I must say, though, I'm not a fan of the cover. While it does accurately depict the three main characters, it doesn't represent the setting well. Most of the book is set in the mysterious and wondrous Morningstarr apartment building, and a cover featuring either the interior or exterior of that all-important structure would've been much more effective.

I am ultra picky about MG titles. I have my favorite authors in that reading level (E. L. Konigsberg, Kirsten Miller, Lois Lowry, Blue Balliett), and I've found many other reading ventures to be disappointing. The Shadow Cipher felt like a mix of Kiki Strike by Kirsten Miller and Chasing Vermeer by Blue Balliett, which is a huge compliment coming from me, and it also reminded me of another beloved title: The Westing Game by Ellen Raskin.

Ultra-intelligent and observant Tess and Theo Biedermann, fraternal twins, and their resourceful and charming friend and neighbor Jaime Cruz (all three seventh-graders) are trying to save their beloved Morningstarr apartment building from an evil real estate developer by solving the infamous centuries-old Old York Cipher, an encoded puzzle built into the very fabric of this alternate reality version of New York city by Tess and Theodore Morningstarr (after whom the Bidermann twins were named). Though many tourists and puzzle mavens alike have attempted to solve the cipher, none have succeeded in claiming the promised treasure awaiting the victor at the end of the riddles. Can three seventh-graders do what countless adults have failed to accomplish, and also save their beloved home?

The characters and story were so engaging that reading this book in one sitting was a total breeze--I didn't want to put it down! Two of my favorite characters are some of the most unexpected personalities to appear in the book. Six-year-old Zelda "Cricket" Moran pairs ballet tutus with skull and snake bedecked t-shirts and bridal gowns accessorized with gas masks... or, maybe it was scuba gear? Clueless adults might pass over her quirky ensembles as those of a child merely playing dress-up, but Cricket is always costuming herself for a part... sometimes, a role so obvious someone who didn't know her would miss it completely. She trafficks in the highly-prized commodity of secrets, and has the powers of observation only a child frequently ignored by those who assume they're more important than she could possess without attracting notice.

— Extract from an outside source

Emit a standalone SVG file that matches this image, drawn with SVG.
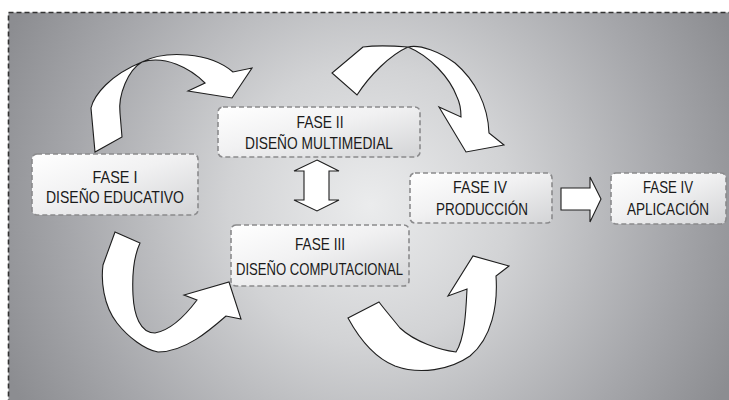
<svg xmlns="http://www.w3.org/2000/svg" width="729" height="400" viewBox="0 0 729 400">
  <defs>
    <radialGradient id="bg" gradientUnits="userSpaceOnUse" cx="370" cy="205" r="400">
      <stop offset="0" stop-color="#ebeced"/>
      <stop offset="0.35" stop-color="#d2d3d5"/>
      <stop offset="0.75" stop-color="#a6a7ab"/>
      <stop offset="1" stop-color="#8c8d91"/>
    </radialGradient>
    <linearGradient id="box" x1="0" y1="0" x2="1" y2="1">
      <stop offset="0" stop-color="#ffffff"/>
      <stop offset="0.45" stop-color="#f1f1f2"/>
      <stop offset="1" stop-color="#d3d4d6"/>
    </linearGradient>
  </defs>
  <style>
    .frame { fill: url(#bg); stroke: #333333; stroke-width: 1.6; stroke-dasharray: 5 3; }
    .box { fill: url(#box); stroke: #8a8a8c; stroke-width: 1.6; stroke-dasharray: 5 3; }
    .arrow { fill: #ffffff; stroke: #1e1e1e; stroke-width: 1.1; stroke-linejoin: miter; }
    .lbl { font-family: "Liberation Sans", Arial, sans-serif; font-size: 17px; fill: #1a1a1a; text-anchor: middle; }
  </style>
  <rect x="0" y="0" width="729" height="400" fill="#ffffff"/>
  <rect class="frame" x="8.5" y="12.5" width="740" height="400"/>

  <g id="connectors">
    <path class="arrow" d="M 95,152 L 91,108 C 94,95 110,75 142,62 C 165,50 210,52 233,72 L 252,68 L 232,98 L 188,91 L 205,83 C 190,68 165,55 142,62 C 128,70 118,95 120,113 L 122,137 Z"/>
    <path class="arrow" d="M 363,47 L 332,73 L 357,95 C 370,75 390,55 408,47 C 430,56 450,78 457,97 C 461,105 461,112 461,117 L 439,107 L 466,152 L 504,145 L 489,133 C 488,105 475,80 455,63 C 440,52 420,44 408,47 C 395,46 378,45 363,47 Z"/>
    <path class="arrow" d="M 115,232 L 103,265 C 101,280 103,305 117,323 C 128,337 145,350 158,352 C 185,352 210,330 226,316 L 241,319 L 229,282 L 184,295 L 197,300 C 188,312 172,330 155,333 C 140,333 134,315 133,295 C 132,275 133,258 140,243 Z"/>
    <path class="arrow" d="M 379,302 L 348,318 C 360,340 375,358 395,366 C 420,375 450,370 470,356 C 492,338 498,305 496,276 L 509,266 L 473,256 L 448,296 L 467,289 C 466,310 465,338 456,352 C 440,350 415,342 400,328 C 392,318 385,310 379,302 Z"/>
    <polygon class="arrow" points="317,160 339,171 329,171 329,200 339,200 317,211 294,200 304,200 304,171 294,171"/>
    <polygon class="arrow" points="561,188 590,188 590,177 601,199 590,222 590,210 561,210"/>
  </g>

  <g id="fase1">
    <rect class="box" x="32" y="154" width="166" height="61" rx="5"/>
    <text class="lbl" x="115" y="183" textLength="45" lengthAdjust="spacingAndGlyphs">FASE I</text>
    <text class="lbl" x="115" y="203" textLength="138" lengthAdjust="spacingAndGlyphs">DISEÑO EDUCATIVO</text>
  </g>
  <g id="fase2">
    <rect class="box" x="218" y="107" width="202" height="50" rx="5"/>
    <text class="lbl" x="320" y="128" textLength="47" lengthAdjust="spacingAndGlyphs">FASE II</text>
    <text class="lbl" x="319" y="149" textLength="148" lengthAdjust="spacingAndGlyphs">DISEÑO MULTIMEDIAL</text>
  </g>
  <g id="fase3">
    <rect class="box" x="231" y="225" width="178" height="61" rx="5"/>
    <text class="lbl" x="320" y="250" textLength="50" lengthAdjust="spacingAndGlyphs">FASE III</text>
    <text class="lbl" x="319.5" y="275" textLength="167" lengthAdjust="spacingAndGlyphs">DISEÑO COMPUTACIONAL</text>
  </g>
  <g id="fase4-produccion">
    <rect class="box" x="410" y="173" width="142" height="50" rx="5"/>
    <text class="lbl" x="480" y="193" textLength="54" lengthAdjust="spacingAndGlyphs">FASE IV</text>
    <text class="lbl" x="482" y="215" textLength="92" lengthAdjust="spacingAndGlyphs">PRODUCCIÓN</text>
  </g>
  <g id="fase4-aplicacion">
    <rect class="box" x="611" y="173" width="115" height="51" rx="5"/>
    <text class="lbl" x="668" y="193" textLength="50" lengthAdjust="spacingAndGlyphs">FASE IV</text>
    <text class="lbl" x="668" y="215" textLength="82" lengthAdjust="spacingAndGlyphs">APLICACIÓN</text>
  </g>
</svg>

Cricket also busts out SAT words like there's no tomorrow, and she uses them correctly and sincerely, which made me smile every time.

The Biedermann twins' Aunt Esther is introduced when she presents them with a large spotted cat, and says, "I have brought you an animal. This animal is called Nine Eighty-Seven. I have also brought you some Fig Newtons. But not for the animal." From there, both her eccentricity and her keen awareness of what matters most to her young relatives and her treatment of those priorities as sacrosanct reign supreme in her ultimately witty and endearing characterization.

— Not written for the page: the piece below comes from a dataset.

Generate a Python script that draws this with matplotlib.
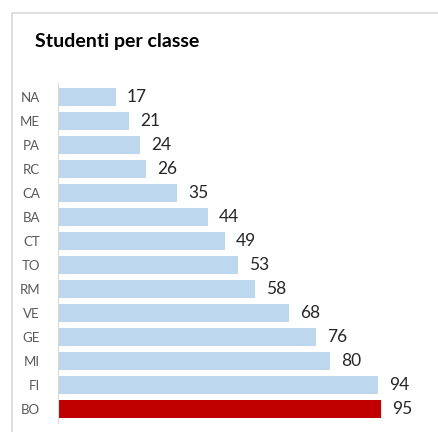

Pleasingly for this diverse book reviewer, Shadow Cipher is rife with diversity. Of the main characters, Jaime Cruz's grandmother actually emigrated to the US from her native Cuba, and the Bidermanns are Jewish--Ruby incorporates plenty of Cuban and Jewish cultural references and Yiddish words, and all of the Jewish references are completely on-point and were delightful, appropriate, and enjoyable to me as a Jewish reader. Also, Tess seems to have some sort of unspecified anxiety disorder, resulting in her having a service animal--the cat, Nine Eighty-Seven. Though her disorder is referenced (respectfully and consistently), it is never explained explicitly. Ruby seems to go out of her way not to call things or people "crazy" or "insane," instead using words like "bananas" is sometimes used to describe strange or unbelievable situations, thus making The Shadow Cipher very sensitive in terms of neurodiversity.

My one complaint about this book is the HUGE cliffhanger of an ending and the fact that I can't find the release date of book two anywhere. Highly recommended.